FAQ & Common Pitfalls
How is a Mahnbescheid different from the Widerspruch process for something like a Bußgeldbescheid or Kindergeld decision?
They sound similar but sit in genuinely different legal tracks. A Mahnbescheid is part of a civil court debt-collection process (das Mahnverfahren), issued by Bavaria's Zentrales Mahngericht at Amtsgericht Coburg, regardless of which private creditor or company is chasing you for money. A Bußgeldbescheid or a Kindergeld decision, by contrast, involves administrative or social law and its own separate Einspruch or Widerspruch process, explained in our companion guide on Einspruch vs Widerspruch terminology. If you're not sure which kind of letter you have, the header of the document and its legal basis (ZPO for a Mahnbescheid) is the clearest signal.
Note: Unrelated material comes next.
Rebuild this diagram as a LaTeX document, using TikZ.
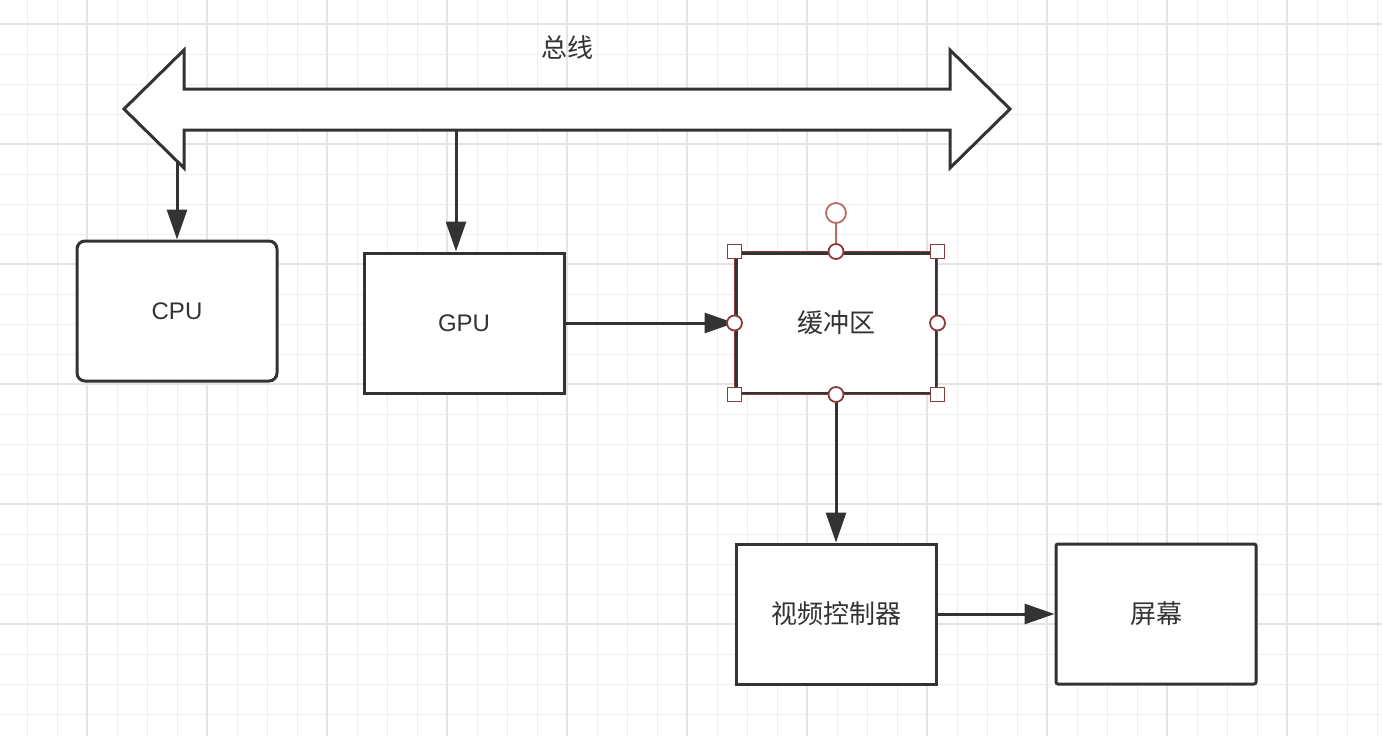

If I object, does that mean I'm going to court and it'll cost me a lot of money?
Filing the Widerspruch itself doesn't add court costs beyond the roughly 38 euros or more already charged for the original Mahnbescheid. What happens next depends on the creditor: they can simply drop the claim, or they can request the matter move to a full lawsuit at the court with actual jurisdiction over your case, at which point real litigation costs can start applying if it proceeds. Many valid objections end with the creditor dropping a weak or incorrect claim rather than pursuing a full case.
What if I genuinely owe the money but just can't pay it all right now?
A Mahnbescheid you can't actually dispute on the merits is a different situation from one you believe is wrong, and objecting to a debt you genuinely owe just delays the inevitable rather than resolving anything. In that case, reaching out to Munich's own free municipal debt counseling service before matters escalate further is usually the more productive move, since providers there can help negotiate directly with the creditor or work out a payment arrangement.